And Anton? Yeah, Anton once laid down the holy commandment: don’t cook for his men. Like he’s some Old Testament god of takeout. Well, fuck him. I’m cooking anyway. Call it petty rebellion. Call it survival. Either way, it’s mine. A middle finger dressed up as scrambled eggs.
Turns out Mary Sullivan does rebellion with butter and frying pans. Who knew?
By 7:30, I’m back in the penthouse, hair damp, skin still buzzing from the workout. The kitchen is quiet, too quiet, and Gordo greets me first, tail flicking, eyes half-closed, like he owns the damn place.
I’ll shower and get breakfast ready for the boys.
The boys. The thought actually makes me stop mid-step in the hall and press the towel harder to my neck. Since when do I have boys?
I used to have a couple of sad little basil plants on my windowsill. Half-dead most of the time, hanging on by guilt-watering and cheap potting soil. Now I’ve got a trio of mafia enforcers expecting eggs on demand. Life comes at you fast.
In the bathroom, steam fogs the mirror before the water even runs hot. I peel off the tank top, the sports bra stuck to my ribs with sweat. My skin blooms red under the light, small purple blotches already forming along my arms where Dima’s pads caught me wrong. They don’t hurt, not really. They look like proof.

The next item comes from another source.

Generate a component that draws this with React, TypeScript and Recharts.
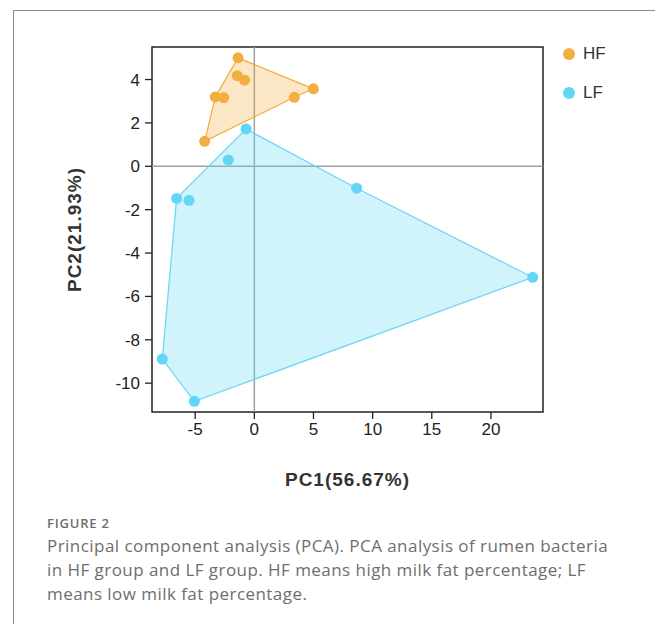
import React from 'react';
import {
  ScatterChart,
  Scatter,
  XAxis,
  YAxis,
  ReferenceLine,
  ReferenceArea,
} from 'recharts';

// PCA scores
const hfPC1 = [-1.38, -1.44, -0.82, -3.3, -2.59, -4.2, 4.99, 3.38];
const hfPC2 = [5.0, 4.18, 3.97, 3.2, 3.17, 1.15, 3.57, 3.18];
const hfHullOrder = [0, 6, 7, 5, 3];

const lfPC1 = [-0.7, -2.2, -6.57, -5.52, 8.65, 23.53, -7.78, -5.07];
const lfPC2 = [1.72, 0.29, -1.48, -1.57, -1.01, -5.12, -8.89, -10.84];
const lfHullOrder = [0, 4, 5, 7, 6, 2];

const xTicks = [-5, 0, 5, 10, 15, 20];
const yTicks = [-10, -8, -6, -4, -2, 0, 2, 4];
const xDomain = [-8.65, 24.4];
const yDomain = [-11.33, 5.5];

const groups = [
  { name: 'HF', color: '#f2ae3f', line: '#f0ad3e', fill: 'rgba(242,174,63,0.3)' },
  { name: 'LF', color: '#62d6f6', line: '#68d6f4', fill: 'rgba(98,214,246,0.3)' },
];

const toPoints = (xs: number[], ys: number[]) => xs.map((x, i) => ({ x, y: ys[i] }));

const hfData = toPoints(hfPC1, hfPC2);
const lfData = toPoints(lfPC1, lfPC2);
const hfHull = hfHullOrder.map((i) => hfData[i]);
const lfHull = lfHullOrder.map((i) => lfData[i]);

const axisFont = { fontFamily: 'Liberation Sans, Arial, sans-serif', fontSize: 17, fill: '#222' };
const titleStyle = {
  fontFamily: 'Liberation Sans, Arial, sans-serif',
  fontSize: 19,
  fontWeight: 'bold',
  letterSpacing: 1,
  fill: '#333',
};

const Dot = (props: any) => <circle cx={props.cx} cy={props.cy} r={5.5} fill={props.fill} />;
const NoDot = () => <g />;

// legend sits outside the plot so it takes no room from it
const LegendBox = () => (
  <div
    style={{
      position: 'absolute',
      left: 562,
      top: 42,
      fontFamily: 'Liberation Sans, Arial, sans-serif',
      fontSize: 17,
      color: '#333',
    }}
  >
    {groups.map((g, i) => (
      <div key={g.name} style={{ display: 'flex', alignItems: 'center', height: 24, marginBottom: i === 0 ? 14.7 : 0 }}>
        <svg width={14} height={14} style={{ marginRight: 7 }}>
          <circle cx={7} cy={7} r={6} fill={g.color} />
        </svg>
        <span>{g.name}</span>
      </div>
    ))}
  </div>
);

const App = () => {
  return (
    <div style={{ position: 'absolute', left: 0, top: 0, width: 655, height: 624, background: '#fff' }}>
      <div
        style={{
          position: 'absolute',
          left: 13,
          top: 10,
          width: 642,
          height: 614,
          borderTop: '1px solid #8c8c8c',
          borderLeft: '1px solid #8c8c8c',
        }}
      />
      <div style={{ position: 'absolute', left: 0, top: 0 }}>
        <ScatterChart width={655} height={500} margin={{ top: 47, right: 112, bottom: 8, left: 72 }}>
          <XAxis
            type="number"
            dataKey="x"
            domain={xDomain}
            ticks={xTicks}
            allowDataOverflow
            axisLine={false}
            tickLine={{ stroke: '#222', strokeWidth: 1.3 }}
            tickSize={7}
            tickMargin={4}
            tick={axisFont}
            height={80}
            label={{ value: 'PC1(56.67%)', position: 'insideBottom', offset: 6, style: titleStyle }}
          />
          <YAxis
            type="number"
            dataKey="y"
            domain={yDomain}
            ticks={yTicks}
            allowDataOverflow
            axisLine={false}
            tickLine={{ stroke: '#222', strokeWidth: 1.3 }}
            tickSize={7}
            tickMargin={5}
            tick={axisFont}
            width={80}
            label={{
              value: 'PC2(21.93%)',
              angle: -90,
              position: 'insideLeft',
              offset: 2,
              style: { ...titleStyle, textAnchor: 'middle' },
            }}
          />
          <ReferenceLine x={0} stroke="#a0a0a0" strokeWidth={1.5} />
          <ReferenceLine y={0} stroke="#a0a0a0" strokeWidth={1.5} />
          <Scatter
            name="LF hull"
            data={lfHull}
            fill={groups[1].color}
            line={{ stroke: groups[1].line, strokeWidth: 1.2, fill: groups[1].fill }}
            lineType="joint"
            lineJointType="linearClosed"
            shape={NoDot}
            legendType="none"
            isAnimationActive={false}
          />
          <Scatter
            name="HF hull"
            data={hfHull}
            fill={groups[0].color}
            line={{ stroke: groups[0].line, strokeWidth: 1.2, fill: groups[0].fill }}
            lineType="joint"
            lineJointType="linearClosed"
            shape={NoDot}
            legendType="none"
            isAnimationActive={false}
          />
          <Scatter name="HF" data={hfData} fill={groups[0].color} shape={Dot} isAnimationActive={false} />
          <Scatter name="LF" data={lfData} fill={groups[1].color} shape={Dot} isAnimationActive={false} />
          <ReferenceArea
            x1={xDomain[0]}
            x2={xDomain[1]}
            y1={yDomain[0]}
            y2={yDomain[1]}
            fill="none"
            fillOpacity={0}
            stroke="#222"
            strokeWidth={1.5}
          />
        </ScatterChart>
      </div>
      <LegendBox />
      <div
        style={{
          position: 'absolute',
          left: 47,
          top: 514,
          fontFamily: '"Open Sans", sans-serif',
          color: '#6e6e6e',
        }}
      >
        <div style={{ fontSize: 13, fontWeight: 600, lineHeight: '18px', letterSpacing: 0.8, marginBottom: 2 }}>
          FIGURE 2
        </div>
        <div style={{ fontSize: 17, lineHeight: '24px', letterSpacing: 0.45, whiteSpace: 'nowrap' }}>
          <div>Principal component analysis (PCA). PCA analysis of rumen bacteria</div>
          <div>in HF group and LF group. HF means high milk fat percentage; LF</div>
          <div>means low milk fat percentage.</div>
        </div>
      </div>
    </div>
  );
};

export default App;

I lean closer. My shoulders seem straighter. My waist tighter. There’s a firmness under the bruises I don’t remember seeing before.
I twist, catching the mirror at a new angle.
Well. Hello there.
My ass—my very average, don’t-look-twice ass—actually looks… perkier? Higher? Squats, you sneaky bastards.
I force out a laugh, then shake my head. Because who am I kidding? No one’s here to notice. No one’s going to whistle or grab me around the waist or tell me I look good enough to eat.
Not anymore.
The thought digs in like a thorn. I drag my gaze back to the front, to the faint bloat in my stomach. My hand presses over it, hard. Must’ve been the protein bar I choked down after training. Or maybe just too much salt.
I repeat it in my head until the words lose their shape, but the unease clings anyway.
The shower hisses when I step under it. Scalding. I let it burn the sweat off, let it turn my skin pink where the bruises don’t already mark me. My head tips back, eyes closed, and for a second, I let myself feel the water the way I used to feel comfort: like it could rinse away more than dirt.
It doesn’t.
By the time I towel off, my chest still feels hollow. I pull on a fresh T-shirt and jeans, tug socks up over my ankles, then stare at the pile of damp clothes slumped on the floor like they’re mocking me. They’re proof too. Proof that I’m not the girl I was a week ago. Proof that I can throw punches, take hits, sweat out anger instead of swallowing it.
Proof that I’m someone else now.
I catch myself in the mirror again. My hair hangs damp around my shoulders. My lips are still swollen from biting them while I hit Dima’s pads like they were a substitute for all the things I can’t say out loud.
It’s ridiculous, but I hear Anton’s voice still. His words stick like gum on the bottom of my shoe. Ugly. Annoying. Impossible to scrape off. Not here to play house.
It hits lower than my ribs, a dull sore spot I can’t rub out. Like a pulled muscle in my chest, the kind that lingers no matter how much you stretch. I can almost feel it there—tight, raw, stupid. That ache you get when you let yourself want something you were never promised.
What did I expect? That he’d smile at me across the kitchen like some normal guy, thank me for dinner, maybe even kiss my forehead?
Idiot.
This is on me. I signed myself up for this crash course in humiliation. I knew what he was from the start—danger wrapped in a suit and scars—and I still built castles in my head out of pasta and garlic butter.
I yank the towel tighter around my hair, and scowl at the damp, blotchy reflection staring back.
“Fuck him,” I whisper.
When I turn, Gordo is sitting square in the middle of the wooden floor, loafed up like he’s fresh out of an oven. Round, smug, every inch the bread loaf he thinks he is.
“Were you eavesdropping, Gordo?”
He doesn’t blink. Just stares at me, slow and steady, like he’s cataloguing all my pathetic choices and finding none of them impressive.